Corporate Mental Health – Time for Change?

frustrated young business man working on laptop computer at office-1

An estimated 15% of the world’s working population experiences a mental disorder at any given time according to the Global Health Data Exchange. The stark human and economic costs associated with poor mental health are starting to become a focus for business leaders and investors.

There is no doubt employers are losing billions of dollars because employees sadly are less productive, off sick or leaving work all together. A universal challenge for companies is how to support and nurture a workforce to protect its mental health. As we hopefully settle into the aftermath of the Covid-19 crisis which swept across the globe, there must surely be a greater level of urgency by businesses to act to address the growing mental health issues their colleagues and businesses are facing.

A combination of remote working, social isolation, quarantine, bereavement, and the pending recessions are having have unprecedented mental health consequence. This is a unique time to address workplace mental health.

Financial Cost of Mental Health Challenges

With the support of Chronos Sustainability, and an Expert Advisory Panel including Paul Farmer (of the charity Mind), Lord Dennis Stevenson, the Principles for Responsible Investment and others, London-based CCLA Investment Management (CCLA) has spent the past two years building and refining a set of assessment criteria. In Q1 2022, they used these criteria to evaluate and score the 100 largest UK-listed companies with more than 10,000 employees on their public disclosures. On 26 May 2022, the CCLA Corporate Mental Health Benchmark UK 100 was launched. Last week, the CCLA Corporate Mental Health Benchmark Global 100 was launched.

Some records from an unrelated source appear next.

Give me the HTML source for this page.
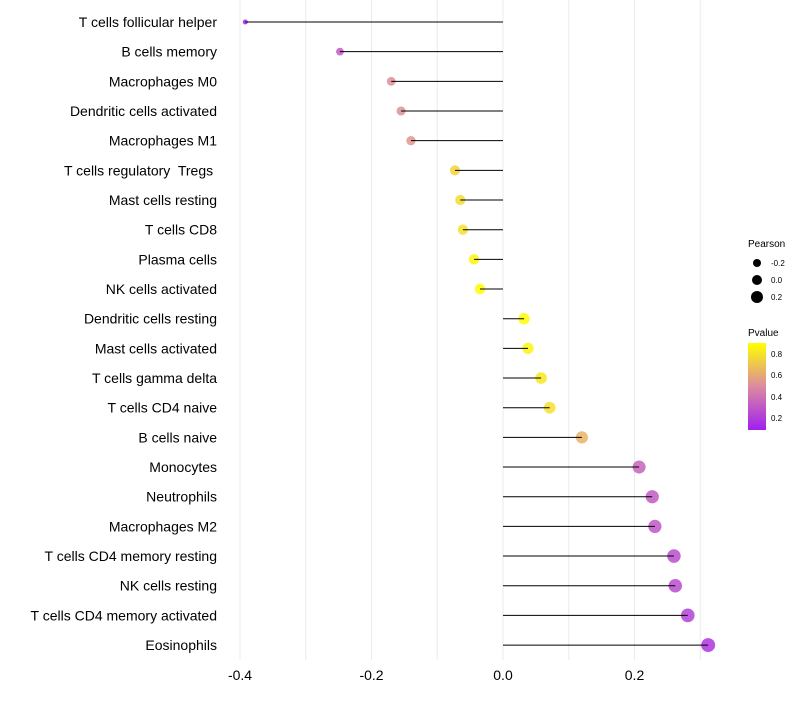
<!DOCTYPE html>
<html><head><meta charset="utf-8"><style>
body{margin:0;background:#fff;font-family:"Liberation Sans",sans-serif}
text{white-space:pre}
</style></head><body>
<svg id="chart" width="800" height="700" xmlns="http://www.w3.org/2000/svg" font-family="Liberation Sans, sans-serif">
<defs><linearGradient id="pg" x1="0" y1="1" x2="0" y2="0">
<stop offset="0" stop-color="#a020f0"/><stop offset="0.5" stop-color="#dc8aa0"/><stop offset="1" stop-color="#ffff00"/></linearGradient></defs>
<g id="grid"></g><g id="points"></g><g id="marks"></g><g id="ylabels"></g><g id="xlabels"></g>
<g>
<text x="748" y="247" font-size="10">Pearson</text>
<circle cx="757" cy="263" r="4" fill="#000"/>
<text x="771" y="266" font-size="8">-0.2</text>
<circle cx="757" cy="280" r="5" fill="#000"/>
<text x="771" y="283" font-size="8">0.0</text>
<circle cx="757" cy="297" r="6" fill="#000"/>
<text x="771" y="300" font-size="8">0.2</text>
<text x="748" y="336" font-size="10">Pvalue</text>
<rect x="748" y="343" width="18" height="87" fill="url(#pg)"/>
<text x="771" y="357" font-size="8">0.8</text>
<text x="771" y="378" font-size="8">0.6</text>
<text x="771" y="400" font-size="8">0.4</text>
<text x="771" y="421" font-size="8">0.2</text>
</g>
</svg>
<script>
const cells=["T cells follicular helper","B cells memory","Macrophages M0","Dendritic cells activated","Macrophages M1","T cells regulatory  Tregs ","Mast cells resting","T cells CD8","Plasma cells","NK cells activated","Dendritic cells resting","Mast cells activated","T cells gamma delta","T cells CD4 naive","B cells naive","Monocytes","Neutrophils","Macrophages M2","T cells CD4 memory resting","NK cells resting","T cells CD4 memory activated","Eosinophils"];
const pearson=[-0.392,-0.248,-0.170,-0.155,-0.140,-0.073,-0.065,-0.061,-0.044,-0.035,0.032,0.038,0.058,0.071,0.120,0.207,0.227,0.231,0.260,0.262,0.281,0.312];
const pvalue=[0.10,0.32,0.52,0.52,0.55,0.76,0.78,0.80,0.87,0.90,0.90,0.88,0.83,0.80,0.65,0.35,0.32,0.30,0.27,0.26,0.22,0.17];
const xTicks=[-0.4,-0.2,0.0,0.2];
const xTickLabels=["-0.4","-0.2","0.0","0.2"];
const NS="http://www.w3.org/2000/svg";
const xs=v=>503+v*657.5;
const ys=i=>22+i*29.67;
function lerp(a,b,t){return a.map((c,k)=>Math.round(c+(b[k]-c)*t));}
function col(p){const t=Math.max(0,Math.min(1,(p-0.09)/0.82));const A=[160,32,240],M=[220,138,160],B=[255,255,0];
const c=t<0.5?lerp(A,M,t*2):lerp(M,B,(t-0.5)*2);return `rgb(${c[0]},${c[1]},${c[2]})`;}
function mk(tag,at,parent){const e=document.createElementNS(NS,tag);for(const k in at)e.setAttribute(k,at[k]);document.getElementById(parent).appendChild(e);return e;}
for(let v=-0.4;v<=0.31;v+=0.1){const l=mk('line',{x1:xs(v),x2:xs(v),y1:0,y2:660,stroke:'#ebebeb','stroke-width':1},'grid');

}
xTicks.forEach((v,i)=>{const t=mk('text',{x:xs(v),y:680,'font-size':14,'text-anchor':'middle',fill:'#000'},'xlabels');t.textContent=xTickLabels[i];

});
cells.forEach((c,i)=>{const y=ys(i);
const t=mk('text',{x:217,y:y+5,'font-size':14,'text-anchor':'end',fill:'#000'},'ylabels');t.textContent=c;


const s=mk('line',{x1:xs(0),x2:xs(pearson[i]),y1:y,y2:y,stroke:'#000','stroke-width':1},'marks');


const r=Math.sqrt(Math.max(2.5,30+60*pearson[i]));
const d=mk('circle',{cx:xs(pearson[i]),cy:y,r:r,fill:col(pvalue[i]),'fill-opacity':0.85},'points');

});
</script>
</body></html>
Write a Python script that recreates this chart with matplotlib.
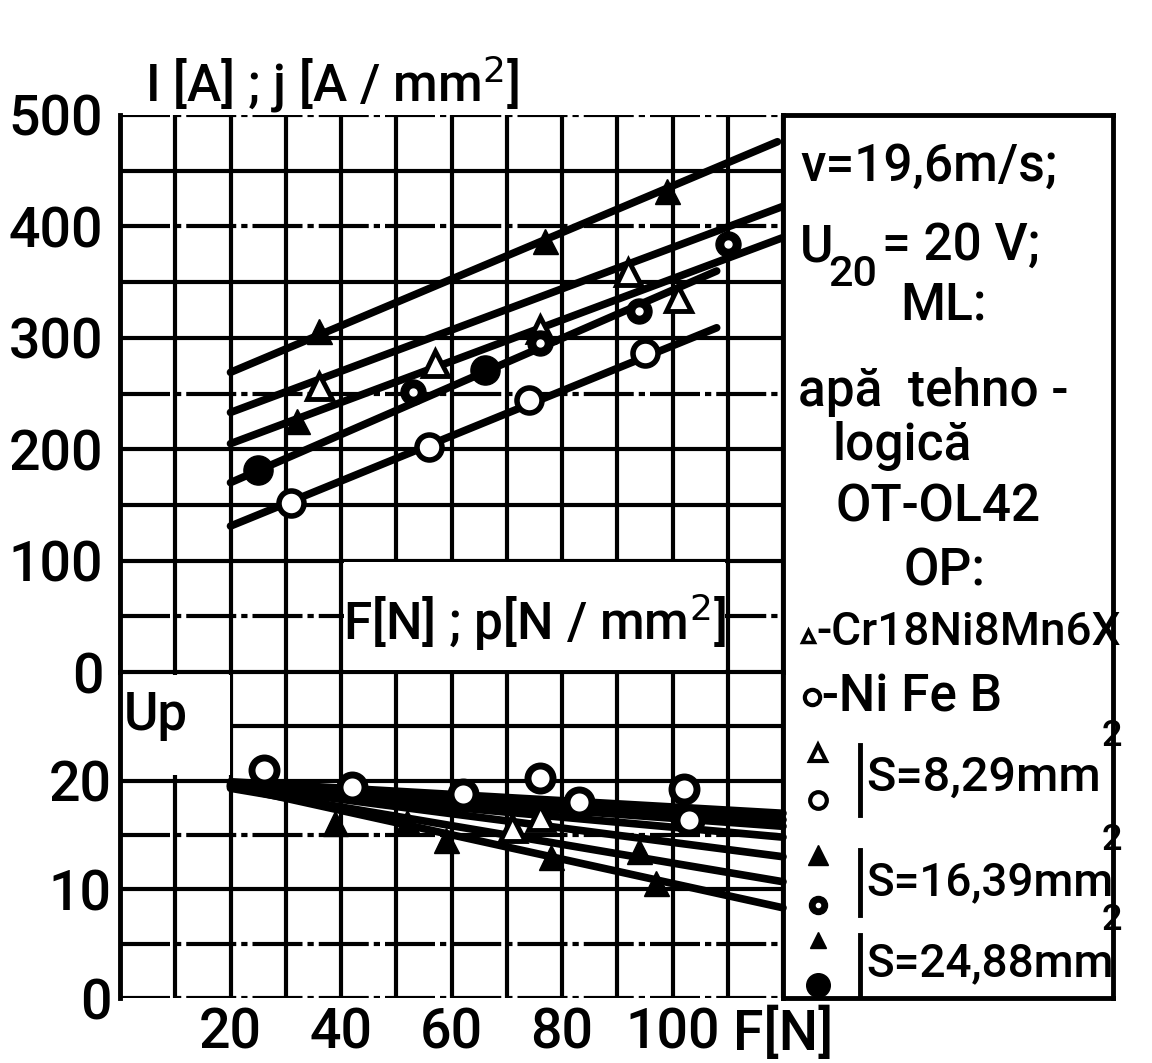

The CCLA Corporate Mental Health Benchmarks are the culmination of sustained collaboration with workplace mental health experts, data providers, charities, and UK-listed and global companies. CCLA advocate that successful companies safeguard staff mental health because in doing so they also safeguard their economic success.

Few would disagree that companies have a moral duty to provide their workers with a psychologically safe place of work. Despite increasingly frequent discussion in everyday life, one of the biggest obstacles to good workforce mental health is a reluctance to talk about it. Stigma around mental ill-health is real, and it persists. There is a wealth of evidence to suggest that one of the major triggers of mental ill health is stress, frequently caused by an individual’s working conditions.

The financial ramifications for employers are profound. An estimated 17 billion productive working days are lost every year globally to depression and anxiety alone, at a cost of nearly US $ 1 trillion. Mental health is unquestionably a business risk that should be managed, employers have a moral and ethical duty not to cause psychological injury, and that they must, therefore, endeavour to address these issues.

Are Companies Acting?

Findings from CCLA’s recent Global 100 report illustrate strong recognition of the issues but a noticeable lack of action. 90% of companies recognise workplace mental health as an important business concern. Yet less than half have formalised their commitments to mental health in a policy statement. Almost one in three global companies has committed to removing the stigma associated with mental health. But few global leaders are championing the issue. Global companies are investing in mental health programmes and initiatives, yet reporting on the uptake of these is rare. There would appear to be no shortage of metal health initiatives and interventions, yet many global companies lack effective governance and management processes to sustain action on workplace mental health.

CCLA, and others, advocate that companies should publish a mental health policy statement and make clear the governance and management processes in place to ensure it is implemented. Objectives and targets should be set to improve workplace mental health with regular reporting on progress.

Trusted by more than 70 of the world’s top financial institutions, Bitvore provides the precision intelligence capabilities top firms need to counter risks and drive efficiencies with power of data-driven decision making. Investors are increasingly building out their own ESG and Sustainability research, analysis and risk control functions to dive deeper into the types of insights our processes uncover. A recent "mental health" query within our ESG social topics showed a marked increase in relevant insights over the last six months. Over the last three months there has been an increase in insights highlighting potential ESG and financial risks.


One example is mental healthcare providers with Kaiser Permanente are demanding changes to their workflow to facilitate better patient care. Kaiser mental health therapists in northern California and the Central Valley are now entering week 9 of an open-ended strike to win adequate access to mental healthcare for the 4.6 million Kaiser Permanente members they serve, having recently overwhelmingly voted to turn down the giant HMO’s latest contract offer.

The Kaiser clinicians and the National Union of Healthcare Workers have been waging a 12-year-long struggle to get the giant healthcare corporation to provide the same level of care for mental health as it does for medical services. Their efforts have brought results. Kaiser has been fined by state regulators for denying members timely access to care, and the state legislature passed Senate Bill 221, which requires health insurers to provide mental health therapy appointments within 10 business days unless the treating therapist determines a longer wait will not harm the patient’s health. But while SB 221 took effect July 1, Kaiser allegedly continues to make patients wait months for therapy sessions.